WHAT THE TASK REQUIRES: Quote the data below in full, minus the images.

......

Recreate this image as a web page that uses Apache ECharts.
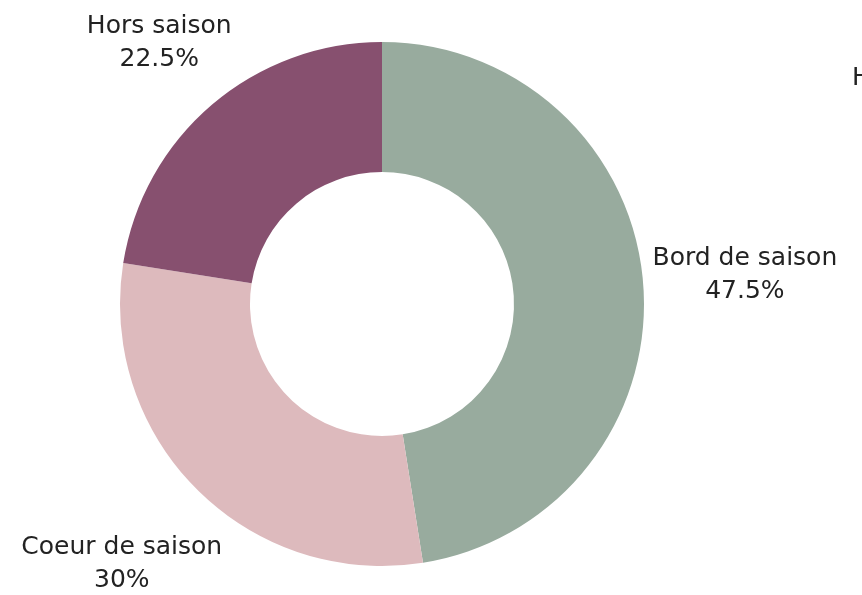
<!DOCTYPE html>
<html>
<head>
<meta charset="utf-8">
<script src="https://cdn.jsdelivr.net/npm/echarts@6/dist/echarts.min.js"></script>
<style>
html,body{margin:0;padding:0;background:#fff;overflow:hidden;}
#chart{width:862px;height:595px;}
</style>
</head>
<body>
<div id="chart"></div>
<script>
const categories = ['Bord de saison', 'Coeur de saison', 'Hors saison'];
const shares = [47.5, 30, 22.5];
const shareLabels = ['47.5%', '30%', '22.5%'];

const colors = ['#98ab9e', '#ddbabd', '#87506f'];
const CX = 382, CY = 304, R_OUT = 262, R_IN = 132;
const LABEL_DIST = [364, 368, 343];
const FONT = '"DejaVu Sans", sans-serif';

const chart = echarts.init(document.getElementById('chart'), null, {renderer: 'canvas'});

const total = shares.reduce((a, b) => a + b, 0);
function midAngle(i) {
  let acc = 0;
  for (let k = 0; k < i; k++) acc += shares[k];
  return ((acc + shares[i] / 2) / total) * 2 * Math.PI; // clockwise from top
}

const option = {
  backgroundColor: '#ffffff',
  animation: false,
  color: colors,
  graphic: [{
    type: 'text',
    left: 852,
    top: 66,
    style: {text: 'Hors saison', fill: '#222', font: '25px ' + FONT}
  }],
  series: [{
    type: 'pie',
    center: [CX, CY],
    radius: [R_IN, R_OUT],
    startAngle: 90,
    clockwise: true,
    avoidLabelOverlap: false,
    label: {
      show: true,
      position: 'outside',
      formatter: p => p.name + '\n' + shareLabels[p.dataIndex],
      fontFamily: FONT,
      fontSize: 25,
      lineHeight: 33,
      color: '#222',
      align: 'center'
    },
    labelLine: {show: false},
    labelLayout: function (params) {
      const i = params.dataIndex;
      const a = midAngle(i);
      return {
        x: CX + LABEL_DIST[i] * Math.sin(a),
        y: CY - LABEL_DIST[i] * Math.cos(a),
        align: 'center',
        verticalAlign: 'middle'
      };
    },
    itemStyle: {borderWidth: 0},
    emphasis: {disabled: true},
    data: categories.map((c, i) => ({name: c, value: shares[i]}))
  }]
};
chart.setOption(option);
</script>
</body>
</html>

......

EXERCISE RESPONSE:
Recreate this image as a web page that uses Apache ECharts.
<!DOCTYPE html>
<html>
<head>
<meta charset="utf-8">
<script src="https://cdn.jsdelivr.net/npm/echarts@6/dist/echarts.min.js"></script>
<style>
html,body{margin:0;padding:0;background:#fff;overflow:hidden;}
#chart{width:862px;height:595px;}
</style>
</head>
<body>
<div id="chart"></div>
<script>
const categories = ['Bord de saison', 'Coeur de saison', 'Hors saison'];
const shares = [47.5, 30, 22.5];
const shareLabels = ['47.5%', '30%', '22.5%'];

const colors = ['#98ab9e', '#ddbabd', '#87506f'];
const CX = 382, CY = 304, R_OUT = 262, R_IN = 132;
const LABEL_DIST = [364, 368, 343];
const FONT = '"DejaVu Sans", sans-serif';

const chart = echarts.init(document.getElementById('chart'), null, {renderer: 'canvas'});

const total = shares.reduce((a, b) => a + b, 0);
function midAngle(i) {
  let acc = 0;
  for (let k = 0; k < i; k++) acc += shares[k];
  return ((acc + shares[i] / 2) / total) * 2 * Math.PI; // clockwise from top
}

const option = {
  backgroundColor: '#ffffff',
  animation: false,
  color: colors,
  graphic: [{
    type: 'text',
    left: 852,
    top: 66,
    style: {text: 'Hors saison', fill: '#222', font: '25px ' + FONT}
  }],
  series: [{
    type: 'pie',
    center: [CX, CY],
    radius: [R_IN, R_OUT],
    startAngle: 90,
    clockwise: true,
    avoidLabelOverlap: false,
    label: {
      show: true,
      position: 'outside',
      formatter: p => p.name + '\n' + shareLabels[p.dataIndex],
      fontFamily: FONT,
      fontSize: 25,
      lineHeight: 33,
      color: '#222',
      align: 'center'
    },
    labelLine: {show: false},
    labelLayout: function (params) {
      const i = params.dataIndex;
      const a = midAngle(i);
      return {
        x: CX + LABEL_DIST[i] * Math.sin(a),
        y: CY - LABEL_DIST[i] * Math.cos(a),
        align: 'center',
        verticalAlign: 'middle'
      };
    },
    itemStyle: {borderWidth: 0},
    emphasis: {disabled: true},
    data: categories.map((c, i) => ({name: c, value: shares[i]}))
  }]
};
chart.setOption(option);
</script>
</body>
</html>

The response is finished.